Де Гриффон рано встал, чтобы промять своего коня, Лорда Локи.
– Превосходно. А вы? Не ездите верхом?
– Нет, сэр.
– Жаль. Конь хорош, а в нескольких милях на восток забываешь, что идет война. Вы Сандерленда не видели? – Так звали его вестового. – Надо бы снять сапоги.
– Он отправился добывать пропитание. Обещал принести яиц. И молока.
– Значит, чай кипятить придется самому. – Де Гриффон взялся наливать огромный почерневший чайник. – А как дела с танцами?
– О, нашел подходящих кандидаток.
– Я по дороге проезжал амбар, заглянул в него. Отличное место, там чисто и сухо. Осталось разыскать хозяина и узнать, сколько он возьмет.
Капитан поставил чайник на плиту и потрогал металл. Еле теплый.
– Хорошо, если к завтраку закипит. – Придержав рукавом, он открыл печную дверцу. – Пошлите кого-нибудь за дровами, а?
– Есть.
В дверь постучали, и де Гриффон подошел открыть. Вернулся мрачный.
– Что такое? – удивился Меткалф.
Капитан протянул ему письменный приказ.
– Думаю, танцы придется отложить. Не будет у нас недели. Видимо, пополнение, которое прислали нам на смену, не справляется. Через три дня на передовую.
Осознав новость, Меткалф застыл, не кончив вытирать руки.
– Сказать людям?
Де Гриффон выдохнул, раздувая щеки.
– Нет, я сам скажу. Уже то хорошо, что им дадут отмыться, прежде чем гнать обратно.
– А что с ранеными?
– Будут возвращаться по мере возможности. Если кто надеялся отсидеться здесь, то он это зря. Мы все в одной лодке, Меткалф. Парни из Ли будут жить и умирать вместе.

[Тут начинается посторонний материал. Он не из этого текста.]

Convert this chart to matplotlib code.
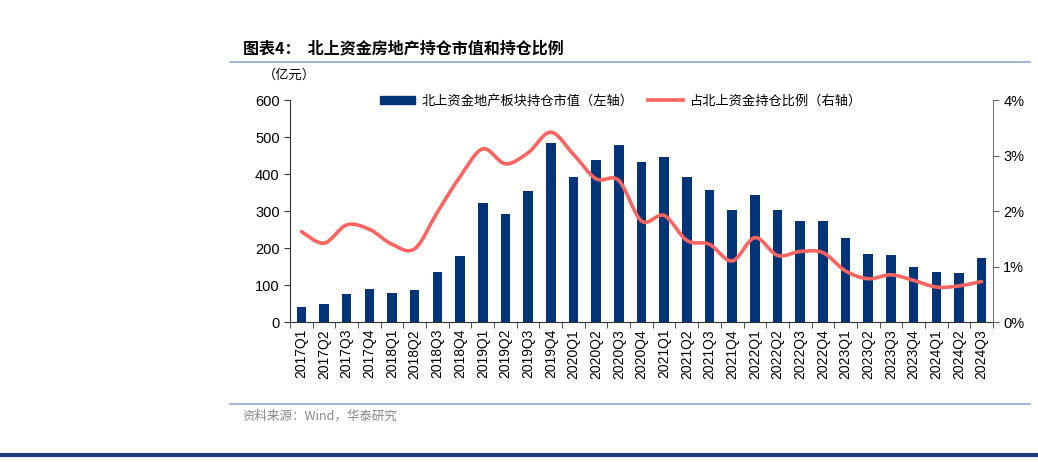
import matplotlib
matplotlib.use("Agg")
import matplotlib.pyplot as plt
from matplotlib.path import Path
from matplotlib.patches import PathPatch, Patch
from matplotlib.lines import Line2D
import numpy as np

plt.rcParams['font.family'] = ['Liberation Sans', 'Noto Sans CJK SC', 'DejaVu Sans']

quarters = ['2017Q1', '2017Q2', '2017Q3', '2017Q4', '2018Q1', '2018Q2', '2018Q3', '2018Q4',
            '2019Q1', '2019Q2', '2019Q3', '2019Q4', '2020Q1', '2020Q2', '2020Q3', '2020Q4',
            '2021Q1', '2021Q2', '2021Q3', '2021Q4', '2022Q1', '2022Q2', '2022Q3', '2022Q4',
            '2023Q1', '2023Q2', '2023Q3', '2023Q4', '2024Q1', '2024Q2', '2024Q3']
market_value = [40, 48, 75, 90, 78, 86, 136, 178,
                322, 291, 353, 485, 392, 438, 479, 432,
                445, 393, 356, 304, 342, 304, 272, 272,
                227, 183, 182, 148, 136, 132, 172]
share_pct = [1.63, 1.42, 1.75, 1.67, 1.40, 1.32, 1.98, 2.62,
             3.12, 2.85, 3.05, 3.42, 3.02, 2.58, 2.55, 1.82,
             1.92, 1.47, 1.40, 1.10, 1.52, 1.20, 1.27, 1.25,
             0.92, 0.78, 0.85, 0.75, 0.63, 0.65, 0.73]

bar_color = '#003478'
line_color = '#FF6461'
cjk = ['Noto Sans CJK SC', 'DejaVu Sans']

fig = plt.figure(figsize=(10.38, 4.62), dpi=100)
ax = fig.add_axes([0.2794, 0.303, 0.6772, 0.4805])
ax2 = ax.twinx()

x = np.arange(len(quarters))
ax.bar(x, market_value, width=0.42, color=bar_color, zorder=2)
ax.set_xlim(-0.5, len(quarters) - 0.5)
ax.set_ylim(0, 600)
ax.set_yticks(range(0, 601, 100))
ax.set_xticks(x)
ax.set_xticklabels(quarters, rotation=90, fontsize=10)
ax.set_xticks(np.arange(-0.5, len(quarters), 1), minor=True)
ax.tick_params(axis='x', which='major', length=0, pad=5)
ax.tick_params(axis='x', which='minor', length=4, direction='out', color='#333333')
ax.tick_params(axis='y', labelsize=10.5, length=4, direction='out', color='#333333')

# smoothed line (Excel-like), bezier through the data points
pts = np.column_stack([x, share_pct])
verts = [tuple(pts[0])]
codes = [Path.MOVETO]
t = 1.0 / 6
for i in range(len(pts) - 1):
    p0 = pts[i - 1] if i > 0 else pts[i]
    p1 = pts[i]
    p2 = pts[i + 1]
    p3 = pts[i + 2] if i + 2 < len(pts) else pts[i + 1]
    c1 = p1 + (p2 - p0) * t
    c2 = p2 - (p3 - p1) * t
    verts += [tuple(c1), tuple(c2), tuple(p2)]
    codes += [Path.CURVE4] * 3
ax2.add_patch(PathPatch(Path(verts, codes), facecolor='none', edgecolor=line_color,
                        lw=2.6, capstyle='round', joinstyle='round', zorder=3))
ax2.set_ylim(0, 4)
ax2.set_yticks([0, 1, 2, 3, 4])
ax2.set_yticklabels(['0%', '1%', '2%', '3%', '4%'])
ax2.tick_params(axis='y', labelsize=10.5, length=4, direction='out', color='#666666')

for a in (ax, ax2):
    a.spines['top'].set_visible(False)
ax.spines['right'].set_visible(False)
ax2.spines['left'].set_visible(False)
ax2.spines['bottom'].set_visible(False)
ax.spines['left'].set_color('#333333')
ax.spines['bottom'].set_color('#333333')
ax2.spines['right'].set_color('#777777')

handles = [Patch(color=bar_color), Line2D([], [], color=line_color, lw=2.6)]
labels = ['北上资金地产板块持仓市值（左轴）', '占北上资金持仓比例（右轴）']
leg = ax.legend(handles, labels, loc='center left', bbox_to_anchor=(0.128, 0.995), ncol=2,
                frameon=False, prop={'family': cjk, 'size': 9.5}, handlelength=2.65,
                handleheight=0.55, columnspacing=1.1, handletextpad=0.5,
                borderpad=0, borderaxespad=0)

fig.text(0.234, 0.895, '图表4：  北上资金房地产持仓市值和持仓比例', family=cjk, fontsize=11.5,
         fontweight='bold', va='center', ha='left')
fig.add_artist(Line2D([0.222, 0.992], [0.866, 0.866], color='#8EA9CF', lw=1.2))
fig.text(0.253, 0.838, '（亿元）', family=cjk, fontsize=9.5, va='center', ha='left')
fig.add_artist(Line2D([0.222, 0.992], [0.126, 0.126], color='#8EA9CF', lw=1.2))
fig.text(0.234, 0.099, '资料来源：Wind，华泰研究', family=cjk, fontsize=9, color='#888888',
         va='center', ha='left')
fig.add_artist(Line2D([0.0, 1.0], [0.015, 0.015], color='#1F3B7A', lw=3))

fig.savefig('out.png', dpi=100)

«Это-то, – подумал Меткалф, – меня и беспокоит».
22
Идя коридором к выходу, Черчилль возился с сигарой, длинной как кавалерийская пика.
– Никак не ожидал увидеть вас здесь, сэр, – сказал ему Ватсон.
– Пришлось потянуть за кое-какие ниточки, уверяю вас.
Ватсон давно знал, что бывший министр внутренних дел был вынужден отказаться от поста первого лорда Адмиралтейства после фиаско в Дарданеллах и с тех пор не находил себе места.
– Но мне все же дали королевских шотландских фузилеров, просто чтобы я сидел тихо. Впрочем, там славный народ. Мне, сассенаху 1, конечно, поначалу не доверяли, тем более что я привез с собой ванну с кипятильником, но смена чистых сухих носков на каждого творит с людьми чудеса.
Он фыркнул, сморщившись от дыма раскуренной наконец сигары.
– Сожалею, что вам пришлось наблюдать ту сцену. Фиппс из тех, кто предпочел бы сидеть сложа руки, дожидаясь первого хода Германии. Бог мой, я тоже имею опыт бурской войны, и сдается мне, она нас ничему не научила. Маленькие легкие передвижные соединения с высокой мобильностью оживили бы обстановку. Вот что нам нужно – а не гнить в окопах год за годом. Мы должны им напомнить, что не разучились драться.